==== EXTRACTED MATERIAL
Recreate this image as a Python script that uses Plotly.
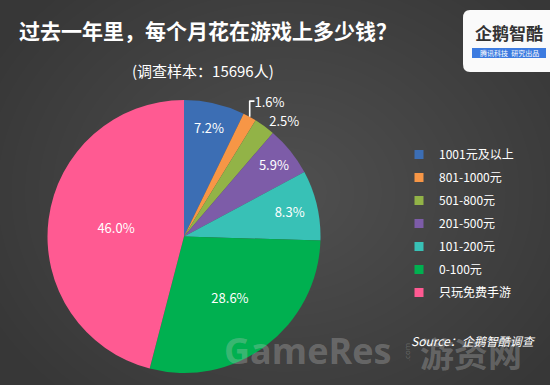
import plotly.graph_objects as go

categories = ["1001元及以上", "801-1000元", "501-800元", "201-500元", "101-200元", "0-100元", "只玩免费手游"]
values = [7.2, 1.6, 2.5, 5.9, 8.3, 28.6, 46.0]
colors = ["#3C6EB4", "#F79646", "#92B347", "#7D5CA8", "#38C1B6", "#00B050", "#FF5A92"]
label_pos = ["inside", "outside", "outside", "inside", "inside", "inside", "inside"]

title_text = "过去一年里，每个月花在游戏上多少钱？"
subtitle_text = "(调查样本：15696人)"
source_text = "Source：企鹅智酷调查"

W, H = 550, 385
FONT = "Noto Sans CJK SC, Open Sans, sans-serif"

fig = go.Figure()
fig.add_trace(go.Pie(
    labels=categories,
    values=values,
    sort=False,
    direction="clockwise",
    rotation=0,
    marker=dict(colors=colors, line=dict(width=0)),
    texttemplate="%{value:.1f}%",
    textposition=label_pos,
    insidetextorientation="horizontal",
    textfont=dict(color="white", size=13, family=FONT),
    hoverinfo="label+value",
    showlegend=False,
    domain=dict(x=[47 / W, 321 / W], y=[12 / H, 285 / H]),
))

# legend entries (one group each so the spacing matches the original)
for name, col in zip(categories, colors):
    fig.add_trace(go.Scatter(
        x=[None], y=[None], mode="markers", name=name,
        marker=dict(symbol="square", size=9, color=col),
        legendgroup=name, showlegend=True, hoverinfo="skip",
    ))

shapes = []
# subtle radial background glow
N = 24
for i in range(N):
    k = i / N
    shapes.append(dict(type="circle", xref="paper", yref="paper", layer="below",
                       x0=0.52 - 0.6 * (1 - k), x1=0.52 + 0.6 * (1 - k),
                       y0=0.5 - 0.7 * (1 - k), y1=0.5 + 0.7 * (1 - k),
                       fillcolor="rgba(255,255,255,0.007)", line=dict(width=0)))
# logo card
shapes.append(dict(type="path", xref="paper", yref="paper", layer="above",
                   path=f"M {470/W} {1-10/H} L {1.01} {1-10/H} L 1.01 {1-72/H} L {470/W} {1-72/H} "
                        f"Q {463/W} {1-72/H} {463/W} {1-64/H} L {463/W} {1-18/H} Q {463/W} {1-10/H} {470/W} {1-10/H} Z",
                   fillcolor="#FAFAFA", line=dict(width=0)))
shapes.append(dict(type="rect", xref="paper", yref="paper", layer="above",
                   x0=472 / W, x1=546 / W, y0=1 - 58 / H, y1=1 - 48 / H,
                   fillcolor="#3C7BE0", line=dict(width=0)))

WM = "rgba(200,200,200,0.30)"
annotations = [
    dict(text=f"<b>{title_text}</b>", x=17 / W, y=1 - 30 / H, xref="paper", yref="paper",
         xanchor="left", yanchor="middle", showarrow=False,
         font=dict(size=21, color="white", family=FONT)),
    dict(text=subtitle_text, x=203 / W, y=1 - 70 / H, xref="paper", yref="paper",
         xanchor="center", yanchor="middle", showarrow=False,
         font=dict(size=15, color="white", family=FONT)),
    dict(text="<b>企鹅智酷</b>", x=509 / W, y=1 - 32 / H, xref="paper", yref="paper",
         xanchor="center", yanchor="middle", showarrow=False,
         font=dict(size=17, color="#333333", family=FONT)),
    dict(text="腾讯科技  研究出品", x=509 / W, y=1 - 53 / H, xref="paper", yref="paper",
         xanchor="center", yanchor="middle", showarrow=False,
         font=dict(size=7, color="white", family=FONT)),
    dict(text="<b>GameRes</b>", x=222 / W, y=1 - 350 / H, xref="paper", yref="paper",
         xanchor="left", yanchor="middle", showarrow=False,
         font=dict(size=36, color=WM, family="Open Sans, sans-serif")),
    dict(text=".com", x=406 / W, y=1 - 352 / H, xref="paper", yref="paper",
         xanchor="center", yanchor="middle", showarrow=False, textangle=-90,
         font=dict(size=8, color=WM, family="Open Sans, sans-serif")),
    dict(text="<b>游资网</b>", x=418 / W, y=1 - 352 / H, xref="paper", yref="paper",
         xanchor="left", yanchor="middle", showarrow=False,
         font=dict(size=34, color=WM, family=FONT)),
    dict(text=f"<i>{source_text}</i>", x=538 / W, y=1 - 340 / H, xref="paper", yref="paper",
         xanchor="right", yanchor="middle", showarrow=False,
         font=dict(size=12, color="white", family=FONT)),
]

fig.update_layout(
    width=W, height=H,
    margin=dict(l=0, r=0, t=0, b=0),
    paper_bgcolor="#373737",
    plot_bgcolor="rgba(0,0,0,0)",
    xaxis=dict(visible=False),
    yaxis=dict(visible=False),
    showlegend=True,
    legend=dict(x=399 / W, y=1 - 140 / H, xanchor="left", yanchor="top",
                traceorder="grouped", tracegroupgap=4, itemwidth=30,
                bgcolor="rgba(0,0,0,0)", font=dict(size=12, color="white", family=FONT),
                itemclick=False, itemdoubleclick=False),
    uniformtext=dict(minsize=13, mode="show"),
    shapes=shapes,
    annotations=annotations,
)

fig.write_html("out.html", post_script="document.body.style.margin='0';",
               config={"displayModeBar": False})
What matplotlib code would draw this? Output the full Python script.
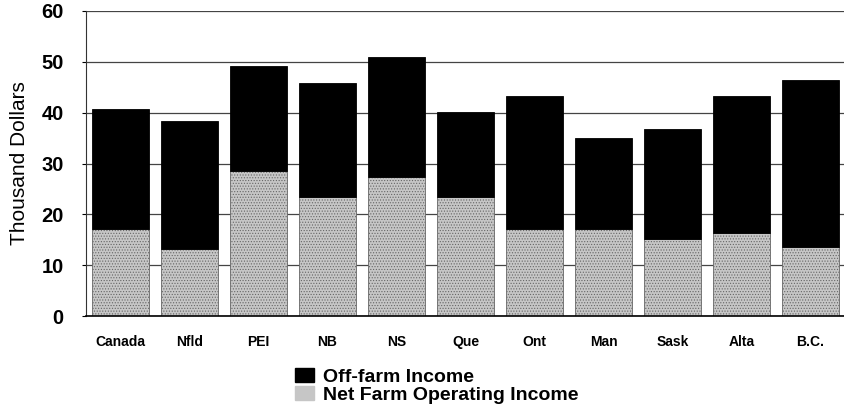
import numpy as np
import matplotlib.pyplot as plt
from matplotlib.patches import Patch

plt.rcParams['font.family'] = ['Liberation Sans', 'DejaVu Sans']
plt.rcParams['hatch.linewidth'] = 0.5

# values (thousand dollars)
regions = ['Canada', 'Nfld', 'PEI', 'NB', 'NS', 'Que', 'Ont', 'Man', 'Sask', 'Alta', 'B.C.']
net_farm = [17.1, 13.2, 28.5, 23.5, 27.3, 23.5, 17.1, 17.1, 15.2, 16.3, 13.6]
total = [40.7, 38.4, 49.2, 45.9, 51.0, 40.2, 43.3, 35.0, 36.8, 43.3, 46.5]
off_farm = [t - n for t, n in zip(total, net_farm)]

fig = plt.figure(figsize=(8.45, 4.18), dpi=100)
ax = fig.add_axes([86 / 845, 1 - 316 / 418, 1 - 86 / 845, 305 / 418])

x = np.arange(len(regions))
w = 0.84
ax.bar(x, net_farm, w, color='#c6c6c6', edgecolor='#666666', hatch='......',
       linewidth=0.6, zorder=2)
ax.bar(x, off_farm, w, bottom=net_farm, color='black', edgecolor='black',
       linewidth=0.6, zorder=2)

ax.set_xlim(-0.5, len(regions) - 0.5)
ax.set_ylim(0, 60)
ax.set_yticks(range(0, 61, 10))
ax.set_xticks(x)
ax.set_xticklabels(regions, fontsize=10, fontweight='bold')
for lab in ax.get_yticklabels():
    lab.set_fontsize(14.5)
    lab.set_fontweight('bold')
ax.tick_params(axis='y', length=3, pad=13, width=0.8)
ax.tick_params(axis='x', length=0, pad=14)

ax.yaxis.grid(True, color='#444444', linewidth=0.9, zorder=0)
ax.set_axisbelow(True)
ax.spines['right'].set_visible(False)
ax.spines['top'].set_visible(False)
ax.spines['left'].set_color('#333333')
ax.spines['bottom'].set_linewidth(1.2)

ax.set_ylabel('Thousand Dollars', fontsize=15, labelpad=9)

handles = [Patch(facecolor='black', edgecolor='black'),
           Patch(facecolor='#c6c6c6', edgecolor='#c6c6c6', hatch='......')]
fig.legend(handles, ['Off-farm Income', 'Net Farm Operating Income'],
           loc='upper left', bbox_to_anchor=(285 / 845, 1 - 358 / 418),
           frameon=False, prop={'size': 14, 'weight': 'bold'},
           handlelength=1.0, handleheight=0.75, handletextpad=0.45,
           labelspacing=0.02, borderpad=0)

fig.savefig('out.png', dpi=100)
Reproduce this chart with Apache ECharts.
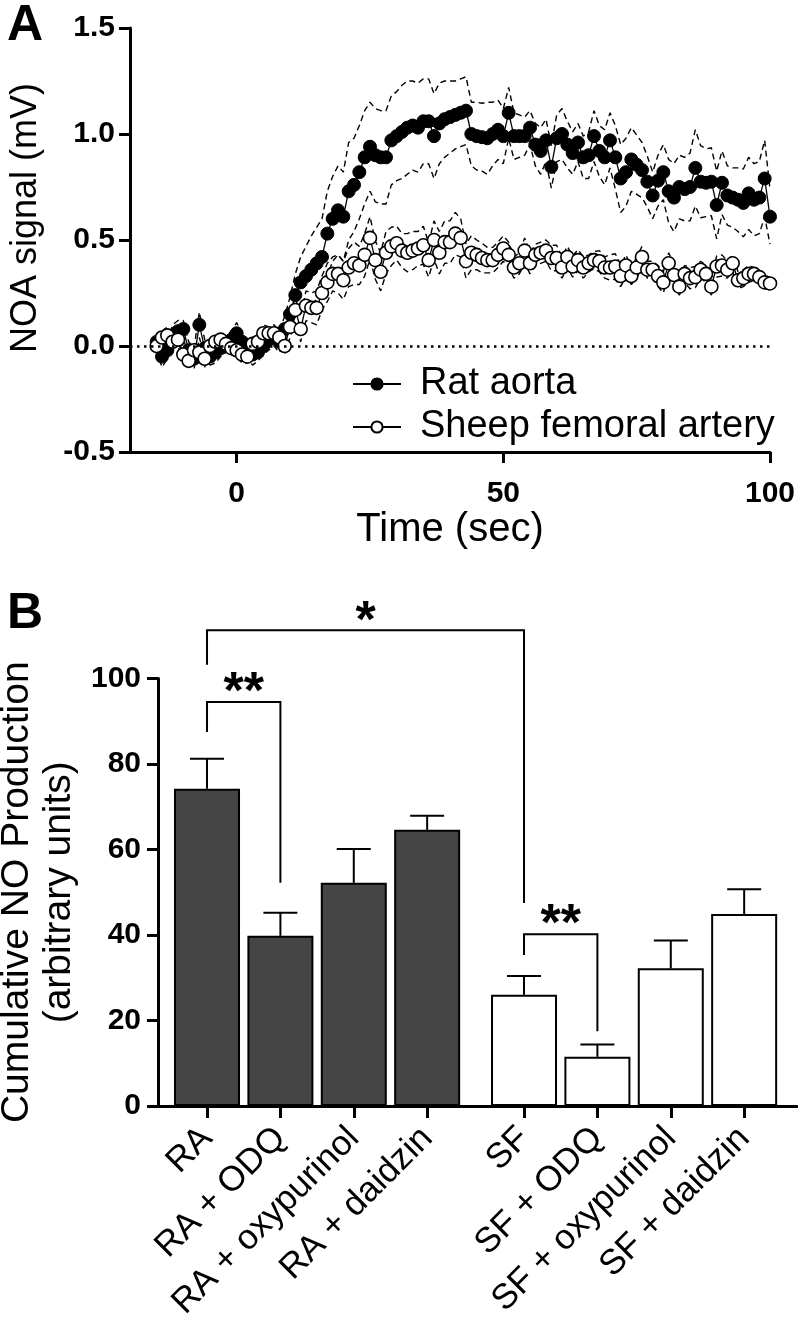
========
CHALLENGE
In the listing above, find the line with "What matplotlib code" and the line with "ax = fig.add_axes([86". Copy exactly those two and every line between, without the pictures.

ANSWER TO THIS PROBLEM
What matplotlib code would draw this? Output the full Python script.
import numpy as np
import matplotlib.pyplot as plt
from matplotlib.patches import Patch

plt.rcParams['font.family'] = ['Liberation Sans', 'DejaVu Sans']
plt.rcParams['hatch.linewidth'] = 0.5

# values (thousand dollars)
regions = ['Canada', 'Nfld', 'PEI', 'NB', 'NS', 'Que', 'Ont', 'Man', 'Sask', 'Alta', 'B.C.']
net_farm = [17.1, 13.2, 28.5, 23.5, 27.3, 23.5, 17.1, 17.1, 15.2, 16.3, 13.6]
total = [40.7, 38.4, 49.2, 45.9, 51.0, 40.2, 43.3, 35.0, 36.8, 43.3, 46.5]
off_farm = [t - n for t, n in zip(total, net_farm)]

fig = plt.figure(figsize=(8.45, 4.18), dpi=100)
ax = fig.add_axes([86 / 845, 1 - 316 / 418, 1 - 86 / 845, 305 / 418])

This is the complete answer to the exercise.